The market reaction was immediate. TSMC’s market capitalization climbed to approximately $1.97 trillion on the day of the report, nearly double Samsung Electronics’ market cap and ranking TSMC as the eighth-largest publicly traded company in the world. CEO C.C. Wei told analysts on the post-earnings call that AI demand remained “incredibly strong” and that visibility into 2027 orders was the best in the company’s history.

What It Means for the Chip Supply Chain

The Q2 report has three structural implications. First, the foundry capacity constraint through 2027 is now confirmed, with TSMC effectively sold out on 3nm and 2nm through year-end 2026. Second, the Arizona expansion accelerates US-shoring of leading-edge logic, a trend that closes a multi-decade gap between US design and US manufacturing. Third, the capex intensity raises the bar for Samsung and Intel Foundry to match, with Samsung’s 2nm GAA node now race-relevant for the first time since 2022.

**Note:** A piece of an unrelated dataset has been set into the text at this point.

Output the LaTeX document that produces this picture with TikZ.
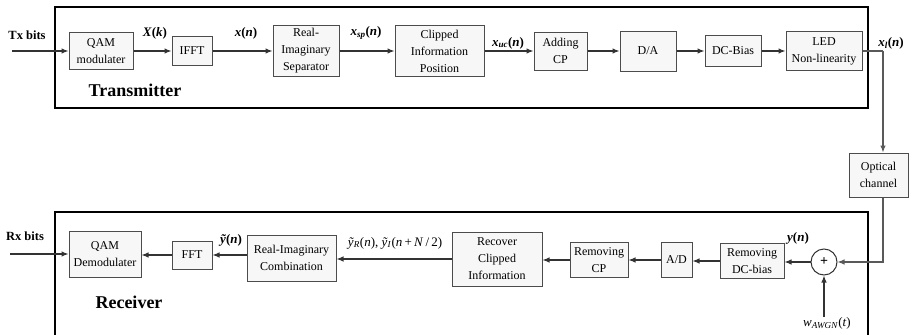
\documentclass[tikz,border=0pt]{standalone}
\usepackage{fontspec}
\setmainfont{Liberation Serif}
\usetikzlibrary{arrows.meta}

\begin{document}
\begin{tikzpicture}[x=1pt,y=-1pt,
	blk/.style={draw=black!70,fill=black!3,line width=1pt,align=center,inner sep=0pt,font=\fontsize{12}{17}\selectfont},
	sig/.style={draw=black!80,line width=1.1pt,-{Latex[length=7pt,width=5.5pt]}},
	wire/.style={draw=black!65,line width=1.1pt},
	lbl/.style={font=\fontsize{13}{15}\selectfont},
	frame/.style={draw=black,line width=1.4pt}]
			\useasboundingbox (0,0) rectangle (914,335);
			% transmitter chain
			\draw[frame] (55,7) rectangle (868,108);
			\node[font=\bfseries\fontsize{18}{20}\selectfont] (txname) at (135,90) {Transmitter};
			\node[font=\bfseries\fontsize{12.5}{14}\selectfont] (txbits) at (27,35) {Tx bits};
			\coordinate (txin) at (12,51);
			\node[blk,minimum width=64pt,minimum height=37pt] (qam) at (101,51) {QAM\\modulater};
			\node[blk,minimum width=40pt,minimum height=29pt] (ifft) at (192,51) {IFFT};
			\node[blk,minimum width=66pt,minimum height=51pt] (ris) at (306,51) {Real-\\Imaginary\\Separator};
			\node[blk,minimum width=89pt,minimum height=51pt] (cip) at (439.5,51) {Clipped\\Information\\Position};
			\node[blk,minimum width=53pt,minimum height=38pt] (addcp) at (560.5,51) {Adding\\CP};
			\node[blk,minimum width=56pt,minimum height=40pt] (da) at (648,51) {D/A};
			\node[blk,minimum width=56pt,minimum height=31pt] (dcb) at (733,51) {DC-Bias};
			\node[blk,minimum width=76pt,minimum height=39pt] (led) at (824,51) {LED\\Non-linearity};
			\draw[sig] (txin) -- (qam);
			\draw[sig] (qam) -- (ifft);
			\draw[sig] (ifft) -- (ris);
			\draw[sig] (ris) -- (cip);
			\draw[sig] (cip) -- (addcp);
			\draw[sig] (addcp) -- (da);
			\draw[sig] (da) -- (dcb);
			\draw[sig] (dcb) -- (led);
			\node[lbl] (lxk) at (155,33) {\textbf{\textit{X}(\textit{k})}};
			\node[lbl] (lxn) at (246,33) {\textbf{\textit{x}(\textit{n})}};
			\node[lbl] (lxsp) at (366,33) {\textbf{\textit{x}\textsubscript{\textit{sp}}(\textit{n})}};
			\node[lbl] (lxuc) at (508,43) {\textbf{\textit{x}\textsubscript{\textit{uc}}(\textit{n})}};
			\node[lbl] (lxl) at (891,43) {\textbf{\textit{x}\textsubscript{\textit{l}}(\textit{n})}};
			% channel
			\coordinate (bend) at (883,51);
			\node[blk,minimum width=59pt,minimum height=44pt] (opt) at (878.5,175) {Optical\\channel};
			\draw[wire] (led.east) -- (bend);
			\draw[sig,draw=black!65] (bend) -- (bend |- opt.north);
			% receiver chain
			\draw[frame] (55,340) |- (868,212) -- (868,340);
			\node[font=\bfseries\fontsize{18}{20}\selectfont] (rxname) at (129,302) {Receiver};
			\node[font=\bfseries\fontsize{12.5}{14}\selectfont] (rxbits) at (25,236) {Rx bits};
			\coordinate (rxout) at (10,254);
			\node[circle,draw=black!80,line width=1pt,minimum size=26pt,inner sep=0pt,font=\bfseries\fontsize{14}{14}\selectfont] (sum) at (824,262) {+};
			\coordinate (noise) at (824,317);
			\node[blk,minimum width=64pt,minimum height=35pt] (rdc) at (752,261) {Removing\\DC-bias};
			\node[blk,minimum width=31pt,minimum height=35pt] (ad) at (676.5,260) {A/D};
			\node[blk,minimum width=58pt,minimum height=35pt] (rcp) at (599,260) {Removing\\CP};
			\node[blk,minimum width=90pt,minimum height=54pt] (rci) at (497,259) {Recover\\Clipped\\Information};
			\node[blk,minimum width=89pt,minimum height=46pt] (ric) at (291.5,258) {Real-Imaginary\\Combination};
			\node[blk,minimum width=40pt,minimum height=28pt] (fft) at (192,255) {FFT};
			\node[blk,minimum width=72pt,minimum height=46pt] (qamd) at (105,254) {QAM\\Demodulater};
			\draw[sig,draw=black!65] (opt.south -| bend) |- (sum.east);
			\draw[sig] (noise) -- (sum.south);
			\draw[sig] (sum.west) -- (sum.west -| rdc.east);
			\draw[sig] (rdc.west) -- (rdc.west -| ad.east);
			\draw[sig] (ad.west) -- (ad.west -| rcp.east);
			\draw[sig] (rcp.west) -- (rcp.west -| rci.east);
			\draw[sig] (rci.west) -- (rci.west -| ric.east);
			\draw[sig] (fft.east -| ric.west) -- (fft.east);
			\draw[sig] (fft.west) -- (fft.west -| qamd.east);
			\draw[sig] (rxout) -- (rxout -| qamd.west);
			\node[lbl] (lyn) at (798,238) {\textbf{\textit{y}(\textit{n})}};
			\node[lbl] (lyri) at (395,243) {\textit{\~y}\textsubscript{\textit{R}}(\textit{n}), \textit{\~y}\textsubscript{\textit{I}}(\textit{n}\,+\,\textit{N}\,/\,2)};
			\node[lbl] (lyt) at (231,240) {\textbf{\textit{\~y}(\textit{n})}};
			\node[lbl] (lw) at (827,323) {\textit{w}\textsubscript{\textit{AWGN}}(\textit{t})};
\end{tikzpicture}
\end{document}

  • Net profit NT$706.6 billion / approximately $22 billion, up 77.4 percent year-on-year.
  • HPC segment 66 percent of revenue, smartphones 22 percent, IoT 6 percent, automotive 3 percent.
  • 3nm wafers 30 percent of revenue, 7nm-and-below combined 77 percent, 2nm ramped to 3 percent in its first meaningful quarter.
  • North America 78 percent of revenue, the highest concentration in company history.
  • 2026 capex raised to $60-64 billion from a previous upper end of $56 billion.
  • Arizona investment expanded by additional $100 billion to $265 billion total US build-out, with 12 fabs and two advanced packaging facilities.
  • Market capitalization at report date $1.97 trillion, ranking TSMC as the world’s eighth-largest publicly traded company.

The Bottom Line on TSMC’s AI Bet

The TSMC Q2 earnings prove that the AI compute build-out is not a 2024-2025 phenomenon that has rolled over. With $22 billion in net profit, $60-64 billion in capex, and $265 billion in cumulative US investment, TSMC is putting its balance sheet behind the bet that inference workloads and AI agents will keep driving wafer demand through the end of the decade. The next data points are the August monthly revenue report, the Q3 earnings call, and the 2nm ramp curve into Apple and Qualcomm’s 2027 flagship designs. Each of those will need to confirm the trajectory the Q2 print just laid down.